Sorry To Disagree With Wall Street - The Outcome's NOT Certain
Fallout From Frontier & United's Response
To WN Denver Entry
Once Southwest announced Denver, they parrots reacted as expected.
It's a foregone conclusion, ya' know, that Southwest will enter Denver, fill up airplanes, slash and burn fare levels, and leave the rest of the carriers there in a pile of financial rubble. One Wall Street "analyst" immediately downgraded Frontier stock to "sell", causing its price to drop 25% in one day.
Chicken Littles, all of them. Worse, some of the financial types are those who make money putting out garbage like this. (Remember WestPac? The day before it filed bankruptcy, some Wall Street firm issued a report rating the carrier's stock as "out-perform.")
Here's some heresy: Southwest could get itself firmly pummeled at Denver. The financial industry bozos who manipulate stock prices have missed the point: Denver is a first for Southwest, at least in recent history. This is not entering PHL, where it had to compete with a giant high-fare cadaver. It's not RDU, where it can collect lots of passengers and stimulate traffic in the absence of a strong hubbing carrier.

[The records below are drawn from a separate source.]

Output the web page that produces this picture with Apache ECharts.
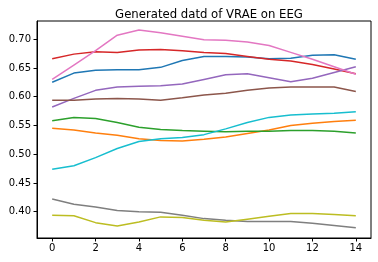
<!DOCTYPE html>
<html><head><meta charset="utf-8">
<script src="https://cdn.jsdelivr.net/npm/echarts@6/dist/echarts.min.js"></script>
<style>html,body{margin:0;padding:0;background:#fff}#c{width:378px;height:262px}</style>
</head><body><div id="c"></div>
<script>
const title = "Generated datd of VRAE on EEG";
const xs = [0,1,2,3,4,5,6,7,8,9,10,11,12,13,14];
const xTicks = [0,2,4,6,8,10,12,14];
const yTicks = [0.40,0.45,0.50,0.55,0.60,0.65,0.70];
const blue   = [0.625,0.641,0.646,0.647,0.647,0.651,0.663,0.670,0.670,0.669,0.666,0.667,0.672,0.673,0.665];
const orange = [0.545,0.542,0.537,0.533,0.527,0.524,0.523,0.526,0.530,0.536,0.542,0.550,0.554,0.557,0.559];
const green  = [0.558,0.564,0.562,0.555,0.547,0.543,0.541,0.540,0.539,0.540,0.540,0.541,0.541,0.540,0.537];
const red    = [0.666,0.674,0.678,0.677,0.681,0.682,0.680,0.677,0.675,0.670,0.665,0.662,0.656,0.648,0.640];
const purple = [0.582,0.597,0.611,0.617,0.618,0.619,0.622,0.630,0.638,0.640,0.633,0.626,0.632,0.642,0.652];
const brown  = [0.594,0.594,0.596,0.597,0.596,0.594,0.598,0.603,0.606,0.611,0.615,0.617,0.617,0.617,0.609];
const pink   = [0.630,0.655,0.680,0.707,0.716,0.711,0.705,0.699,0.698,0.695,0.689,0.677,0.665,0.652,0.639];
const gray   = [0.422,0.413,0.408,0.402,0.400,0.399,0.394,0.388,0.385,0.383,0.383,0.383,0.380,0.376,0.372];
const olive  = [0.394,0.393,0.381,0.375,0.382,0.391,0.390,0.385,0.382,0.387,0.392,0.397,0.397,0.395,0.393];
const cyan   = [0.474,0.480,0.494,0.510,0.522,0.527,0.529,0.534,0.544,0.555,0.564,0.568,0.570,0.571,0.574];

const seriesList = [
  [blue,'#1f77b4'],[orange,'#ff7f0e'],[green,'#2ca02c'],[red,'#d62728'],[purple,'#9467bd'],
  [brown,'#8c564b'],[pink,'#e377c2'],[gray,'#7f7f7f'],[olive,'#bcbd22'],[cyan,'#17becf']
];
const chart = echarts.init(document.getElementById('c'), null, {renderer:'canvas'});
const axisCommon = {
  axisLine:{show:true,onZero:false,lineStyle:{color:'#000',width:1}},
  splitLine:{show:false},
  axisTick:{show:true,inside:false,length:3.5,lineStyle:{color:'#000',width:1}},
  axisLabel:{color:'#000',fontSize:10,fontFamily:'DejaVu Sans'}
};
chart.setOption({
  animation:false,
  backgroundColor:'#fff',
  title:{text:title,left:204,top:4,textAlign:'center',
    textStyle:{fontSize:11.7,fontWeight:'normal',color:'#000',fontFamily:'DejaVu Sans'}},
  grid:{left:37,right:7,top:21,bottom:24,show:true,borderColor:'#000',borderWidth:1,containLabel:false},
  xAxis:Object.assign({},axisCommon,{type:'value',min:-0.7,max:14.7,
    axisTick:Object.assign({},axisCommon.axisTick,{customValues:xTicks}),
    axisLabel:Object.assign({},axisCommon.axisLabel,{customValues:xTicks,margin:5})}),
  yAxis:Object.assign({},axisCommon,{type:'value',min:0.3543,max:0.7316,
    axisTick:Object.assign({},axisCommon.axisTick,{customValues:yTicks}),
    axisLabel:Object.assign({},axisCommon.axisLabel,{customValues:yTicks,margin:6,
      formatter:v=>v.toFixed(2)})}),
  series:seriesList.map(([d,c])=>({
    type:'line',data:xs.map((x,i)=>[x,d[i]]),showSymbol:false,symbol:'none',
    lineStyle:{color:c,width:1.5},itemStyle:{color:c},silent:true
  }))
});
</script></body></html>
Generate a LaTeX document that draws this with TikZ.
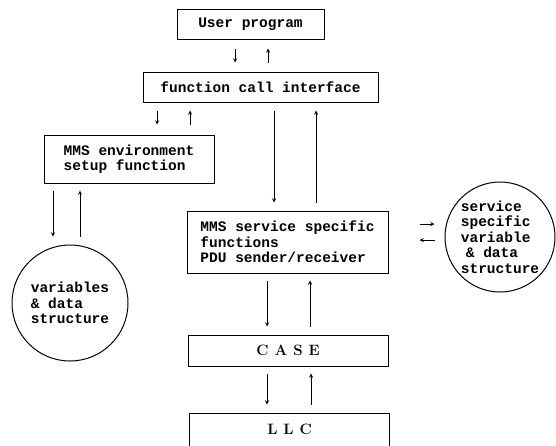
\documentclass[tikz,border=0pt]{standalone}
\usepackage{fontspec}
\setmonofont{Liberation Mono}
\usetikzlibrary{arrows}
\newcommand{\lgap}{\hspace{6pt}}
\tikzset{
  blk/.style={draw, line width=1pt, inner sep=0pt, align=left,
    font=\ttfamily\bfseries\fontsize{14.5}{15.5}\selectfont},
  lyr/.style={draw, line width=1pt, inner sep=0pt, minimum width=200pt,
    minimum height=31pt, font=\bfseries\fontsize{15}{18}\selectfont},
  store/.style={draw, circle, line width=1pt, inner sep=0pt, align=left,
    font=\ttfamily\bfseries\fontsize{14.5}{15.5}\selectfont},
  flow/.style={-stealth, line width=0.9pt},
}

\begin{document}
\begin{tikzpicture}[x=1pt,y=-1pt]
        \useasboundingbox (0,0) rectangle (556,445);

        \node[blk, minimum width=147pt, minimum height=30pt] (user) at (250.5,24) {User program};
        \node[blk, minimum width=235pt, minimum height=30pt] (fci) at (260.5,87) {function call interface};
        \node[blk, minimum width=170pt, minimum height=48pt] (env) at (129,159) {MMS environment\\setup function};
        \node[blk, minimum width=201pt, minimum height=62pt] (serv) at (287.5,242) {MMS service specific\\functions\\PDU sender/receiver};
        \node[lyr] (case) at (288,350.5) {C\lgap A\lgap S\lgap E};
        \node[lyr, minimum height=33pt] (llc) at (289.5,429.5) {L\lgap L\lgap C};

        \node[store, minimum size=116pt] (vars) at (70,303) {variables\\\& data\\structure};
        \node[store, minimum size=110pt] (svar) at (500,237) {service\\specific\\variable\\\hspace{5pt}\& data\\structure};

        % user program <-> function call interface
        \draw[flow, shorten <=9pt, shorten >=9pt] (235,0 |- user.south) -- (235,0 |- fci.north);
        \draw[flow, shorten <=9pt, shorten >=9pt] (268,0 |- fci.north) -- (268,0 |- user.south);

        % function call interface <-> environment setup
        \draw[flow, shorten <=8pt, shorten >=10pt] (157,0 |- fci.south) -- (157,0 |- env.north);
        \draw[flow, shorten <=10pt, shorten >=8pt] (190,0 |- env.north) -- (190,0 |- fci.south);

        % function call interface <-> service functions
        \draw[flow, shorten <=8pt, shorten >=8pt] (274,0 |- fci.south) -- (274,0 |- serv.north);
        \draw[flow, shorten <=8pt, shorten >=8pt] (316,0 |- serv.north) -- (316,0 |- fci.south);

        % environment setup <-> variables
        \draw[flow, shorten <=7pt, shorten >=8pt] (53,0 |- env.south) -- (53,0 |- vars.north);
        \draw[flow, shorten <=8pt, shorten >=7pt] (80,0 |- vars.north) -- (80,0 |- env.south);

        % service functions <-> service variables
        \draw[flow, shorten <=31pt, shorten >=10pt] (serv.east |- 0,224) -- (svar.west |- 0,224);
        \draw[flow, shorten <=10pt, shorten >=31pt] (svar.west |- 0,240) -- (serv.east |- 0,240);

        % service functions <-> CASE
        \draw[flow, shorten <=7pt, shorten >=8pt] (267,0 |- serv.south) -- (267,0 |- case.north);
        \draw[flow, shorten <=8pt, shorten >=7pt] (310,0 |- case.north) -- (310,0 |- serv.south);

        % CASE <-> LLC
        \draw[flow, shorten <=7pt, shorten >=8pt] (267,0 |- case.south) -- (267,0 |- llc.north);
        \draw[flow, shorten <=8pt, shorten >=7pt] (311,0 |- llc.north) -- (311,0 |- case.south);

    \end{tikzpicture}
\end{document}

Denver is different. Southwest is taking on two full-service, entrenched, hubbing airlines. In virtually every market Southwest will likely enter from Denver, it will face at least two, and often three, entrenched competitors. In many cases, there's an LCC already there. In many cases, traffic has already been substantially fare-stimulated. In all cases, consumers have seat assignment (again, not a minor issue until WN offers it.) In many cases, the competition offers in-flight entertainment.
Incumbents will match WN fares. So, which product will the consumer in the long term go for? Sorry, Southwest's history isn't germane here. It's going to be an issue of product value.
Frontier: The Ball's In Their Court. Denver is not virgin territory for Southwest. They'll have to fight for every passenger. A lot more so than any other market they've entered. And just let one or two local reporters do a service-comparison story on WN v UA or F9, and in the court of consumer opinion, Southwest could find itself far from being the darling of the community.
As we've noted above, in our studies, and at our Forecast Conference, the day's coming when LCCs will begin to fight a whole lot more aggressively with each other for share. It's coming to Denver, where virtually every potential WN market already has Frontier service.
Here's the betting: If Frontier comes out of the competitive box swinging to beat the band, they can certainly clobber WN. If Frontier hammers away at the fact they give seat assignment, inflight TV, and that they're the hometown team, WN could find itself at the short end. Frontier will need to build its flow traffic through Denver, particularly from markets that WN can't enter. It will also need to assure that its Denver ground customer service is lights-out efficient.
If they do this, they'll do fine. On the other hand, if they try a subtle approach, they could be toast. Their one main weakness: Cash. With less than $200 million on hand (which is okay for now) Southwest could see an opening to bleed Frontier out of business.
United: Less Vulnerable Than It Looks. United could be WN's worst nightmare. First, at Denver its customer service is at the top of the industry, which means strong brand loyalty from the all-important business travel sector. Second, it now has much lower labor costs than it did three years ago, meaning that it's not some lumbering winged bison waiting to be shot dead. And finally, it has a huge connecting hub at DEN that can cross-subsidize any market that WN enters.
What about TED, United's silly attempt at airline gallows humor? It's actually a disadvantage for United, because it causes brand confusion, and on a sector-cost basis, it probably has higher costs than the airplanes that have not been re-painted in yellow and white.
First of all, TED is nothing but a different paint job. Period. It's not a low cost carrier. It's not even a carrier. Fares didn't change at all with the implementation of this smoke screen. It isn't a separate operating entity, either. In fact, this TED fiasco has made United possibly less competitive with Southwest. See, the whiz-bang MBAs who hornswaggled United into this scheme apparently were oblivious to the fact that when they increased the seating on TED-painted airplanes to 156 seats, those extra six chairs over 150 necessitated yet another flight attendant. United's main problem since filing bankruptcy has been really bad, albeit expensive, advice. TED's a prime example.
Bottom Line: Southwest's Taken A Big Bite. In entering Denver, Southwest is jumping into a situation where it's taking on a lot more than it has anytime in the recent past. But, as noted above, it no longer has much choice. It must gain new huge revenue streams over the next 36 months. They're in most large markets already, Denver being the most obvious gap other than NYC. (Forget Islip - the trip on the Expressway into Manhattan isn't a real option.)
Watch for other changes at Southwest. Advance seat assignment. And maybe a new fleet mix, too.
What happens in Denver will be a watershed in WN's history. It's also a clear indication that Southwest, as good as it is, isn't invulnerable to competition.